I grew up a Michigan fan (that's Meechigan for those Bob Ufer fans). I was taught Ohio State is from the devil, everything about Ohio is 2nd rate compared to my beautiful home state. Little did I realize how similiar these two places are; in many ways. We're both Midwestern and have a similiar feel, which I began to notice when I moved to Kentucky: Ohio does feel like Michigan. They're both heavy on the manufacturing front. And both major football programs were based on power.
You see for years and years and years, football has been about power, strength, and sheer domination. We'd get the biggest, strongest men we could find, and then ram the ball down the field. It didn't matter how fast you were, we were going to beat you with our size and power. This has been the philosophy at both Michigan and Ohio State for decades. The two teams were really mirror images of each other. Like it or not, Michigan is like Ohio State (just, ;), we've done it better). This has been successful for years and years and years, and recently as Michigan has won a National Championship in '97 and Ohio State in '02. But the game is changing.
The game has become about speed. The mentality is not to use power and strength and move the ball down the field, it has become to spread the other team thin, isolate a highly skilled player against somebody that is slower and less skilled them them, and then get the the ball in a place where they may be able to take advantage of their speed and quickness. Power and strength has been replaced with speed and adaptibility.
Recently, I was reading in a journal on my favorite sports blog that one of the iconic Michigan coaches Bo Schembeckler, was 5-15 in bowl games. The author of this piece wondered if this wasn't a product of the power game. You see Bo was the biggest and baddest bully in his neighborhood. He for sure will dominate local kids, but what would happen when be began to meet the bully's from other neighborhoods? No longer was his power as big an advantage, and he lost the majority of his bowl games as a result.

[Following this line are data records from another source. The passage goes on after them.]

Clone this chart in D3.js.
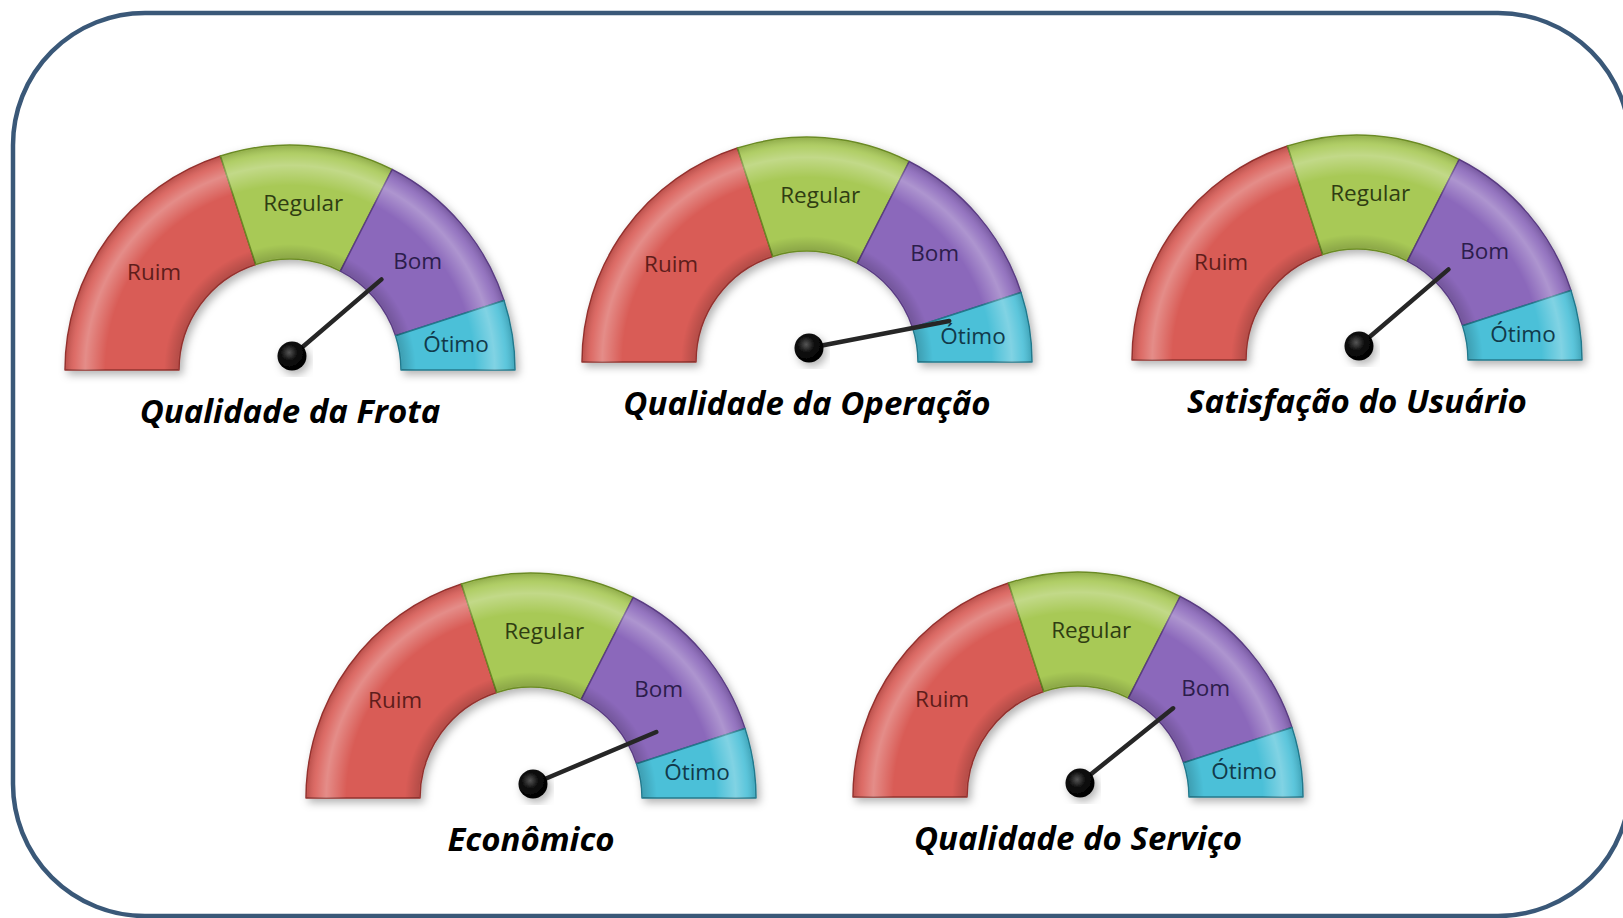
<!DOCTYPE html>
<html>
<head>
<meta charset="utf-8">
<title>Indicadores - velocímetros</title>
<script src="https://d3js.org/d3.v7.min.js"></script>
<style>
  body { margin: 0; background: #fff; }
  text { font-family: "Open Sans", "Noto Sans", sans-serif; }
</style>
</head>
<body>
<script>
const width = 1623, height = 918;

// dados
const gaugeTitles = ["Qualidade da Frota", "Qualidade da Operação", "Satisfação do Usuário", "Econômico", "Qualidade do Serviço"];
const bandNames = ["Ruim", "Regular", "Bom", "Ótimo"];
const bandShares = [40, 25, 25, 10];
const needleValues = [71, 91, 71, 82, 72];

// estilo
const bandFill = ["#d95c57", "#a8c957", "#8b67bb", "#4cc0d8"];
const bandEdge = ["#93322f", "#6b8a25", "#5a3d82", "#23798c"];
const bandText = ["#5e1d1b", "#2f3d12", "#2c1d4c", "#11394a"];

// posição de cada velocímetro (centro da base)
const centers = [[290, 370], [807, 362], [1357, 360], [531, 798], [1078, 797]];
const innerR = 111, outerR = 225;

const svg = d3.select("body").append("svg")
    .attr("width", width)
    .attr("height", height)
    .style("background-color", "#fff");

const defs = svg.append("defs");

const shadow = defs.append("filter").attr("id", "shadow")
    .attr("x", "-20%").attr("y", "-20%").attr("width", "140%").attr("height", "140%");
shadow.append("feDropShadow")
    .attr("dx", 3).attr("dy", 4).attr("stdDeviation", 4)
    .attr("flood-color", "#000").attr("flood-opacity", 0.3);

const hubGrad = defs.append("radialGradient").attr("id", "hub")
    .attr("cx", "40%").attr("cy", "38%").attr("r", "60%");
hubGrad.append("stop").attr("offset", "0%").attr("stop-color", "#555");
hubGrad.append("stop").attr("offset", "45%").attr("stop-color", "#111");
hubGrad.append("stop").attr("offset", "100%").attr("stop-color", "#000");

// brilho radial, centrado na origem local de cada velocímetro
const glossStops = [
    [innerR / outerR, "#000", 0.18],
    [0.56, "#000", 0],
    [0.82, "#fff", 0],
    [0.91, "#fff", 0.3],
    [0.96, "#fff", 0.1],
    [1, "#000", 0.15]
];
const gloss = defs.append("radialGradient")
    .attr("id", "gloss")
    .attr("gradientUnits", "userSpaceOnUse")
    .attr("cx", 0).attr("cy", 0).attr("r", outerR);
gloss.selectAll("stop").data(glossStops).join("stop")
    .attr("offset", d => d[0])
    .attr("stop-color", d => d[1])
    .attr("stop-opacity", d => d[2]);

// moldura
svg.append("rect")
    .attr("x", 13).attr("y", 13)
    .attr("width", 1617).attr("height", 903)
    .attr("rx", 132).attr("ry", 132)
    .attr("fill", "none")
    .attr("stroke", "#3a5878")
    .attr("stroke-width", 4.5);

const pie = d3.pie().sort(null).startAngle(-Math.PI / 2).endAngle(Math.PI / 2);
const arcs = pie(bandShares);
const arc = d3.arc().innerRadius(innerR).outerRadius(outerR);
const glossArc = d3.arc().innerRadius(innerR + 1).outerRadius(outerR - 1);
const angle = d3.scaleLinear()
    .domain([0, d3.sum(bandShares)])
    .range([-Math.PI / 2, Math.PI / 2]);

gaugeTitles.forEach((title, gi) => {
    const [cx, cy] = centers[gi];

    const g = svg.append("g")
        .attr("transform", `translate(${cx},${cy})`);

    const dial = g.append("g").attr("filter", "url(#shadow)");
    dial.selectAll("path.band")
        .data(arcs).join("path")
        .attr("class", "band")
        .attr("d", arc)
        .attr("fill", (d, i) => bandFill[i])
        .attr("stroke", (d, i) => bandEdge[i])
        .attr("stroke-width", 1.5)
        .attr("stroke-linejoin", "round");

    g.selectAll("path.gloss")
        .data(arcs).join("path")
        .attr("class", "gloss")
        .attr("d", glossArc)
        .attr("fill", "url(#gloss)");

    g.selectAll("text.band")
        .data(arcs).join("text")
        .attr("class", "band")
        .attr("transform", d => `translate(${arc.centroid(d)})`)
        .attr("text-anchor", "middle")
        .attr("dominant-baseline", "central")
        .attr("font-size", 22.5)
        .attr("fill", (d, i) => bandText[i])
        .text((d, i) => bandNames[i]);

    // ponteiro
    const hx = 2, hy = -14;
    const a = angle(needleValues[gi]);
    const tip = [hx + 146 * Math.sin(a), hy - 97 * Math.cos(a)];
    g.append("line")
        .attr("x1", hx).attr("y1", hy)
        .attr("x2", tip[0]).attr("y2", tip[1])
        .attr("stroke", "#262626")
        .attr("stroke-width", 4.5)
        .attr("stroke-linecap", "round");
    g.append("circle")
        .attr("cx", hx).attr("cy", hy).attr("r", 14.5)
        .attr("fill", "url(#hub)")
        .attr("filter", "url(#shadow)");

    g.append("text")
        .attr("x", 0).attr("y", 53)
        .attr("text-anchor", "middle")
        .attr("font-size", 33)
        .attr("font-weight", "bold")
        .attr("font-style", "italic")
        .attr("fill", "#000")
        .text(title);
});
</script>
</body>
</html>
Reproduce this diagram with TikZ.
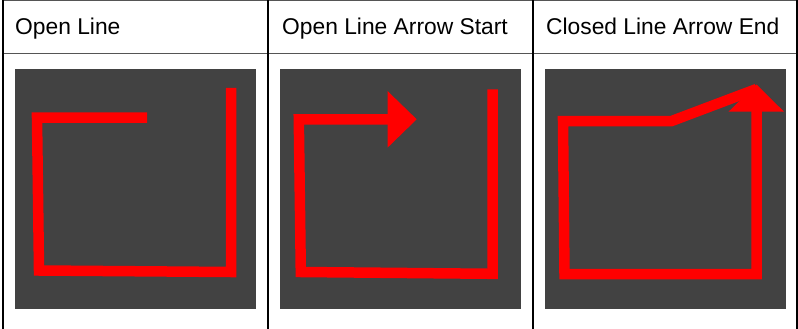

We have seen the same result recently with Ohio State's mindset; they're good in their conference games (still overpowering the little guys) but awful in the Bowl games (playing the other bullies). I think he has a point.
Michigan has, in the past couple of years, changed its mindset. No longer does it play the game based upon sheer brut strength and power, but has changed its focus to the speed and adaptible mindset of 21st century football. (Ohio State has not, they're still big, strong, and losing big games to top-ranked teams)
This pattern is not isolated to football. The mindset of business, politics, and churches has always been about power and overwhelming the opponent. This played out in Wal-Mart leveraged itself into having the most buying power; politicians bought the most ad revenue for a market; churches looked to build the best buildings with the best programs; etc.,etc.,etc. It is about power. But recently, we've discovered that power isn't as effective as it used to be. We're seeing online sales go through the roof, leaving companies like Wal-Mart struggling to catch up. One of Obama's biggest strategic advantages was that he dominated the internet, a relatively cheap way of marketing himself; in the process cutting out the need for an advantage he might have (or not have) on the traditional media markets. Churches with huge buildings are finding that just having a building and programs is not what the younger crowd is looking for; the power of the mega-church is meaningless to a 20-something.
These organizations are realizing that speed and adaptability are what's important to running a successful organization. In my field - the church - we're realizing that just having a cool youth room, cool programs, and a cool youth pastor are not enough to bring disicples in; perhaps they never were. Perhaps, like Michigan and Ohio State, we were just the biggest, best, and had the brighest lights in town and thought that if we did that we'd be able to draw kids to Jesus. Regardless, we need something more now. We must learn to adapt to student culture, we must learn to be relational, we must learn to go to the students; this mindset requires speed and adaptibility, as teen culture and mindsets are very quickly changing. In the church, it doesn't only include youth ministry, our entire culture is changing and the church as a whole must become more reliant on speed and adaptibality.
As we move further into the 21st century, we're going to see those who follow the traditional model focusing on power fall to the wayside. In the same way, we'll see those who rely on speed and adaptibility thrive!
And I still think that Ohio is a four letter word. GO BLUE!!!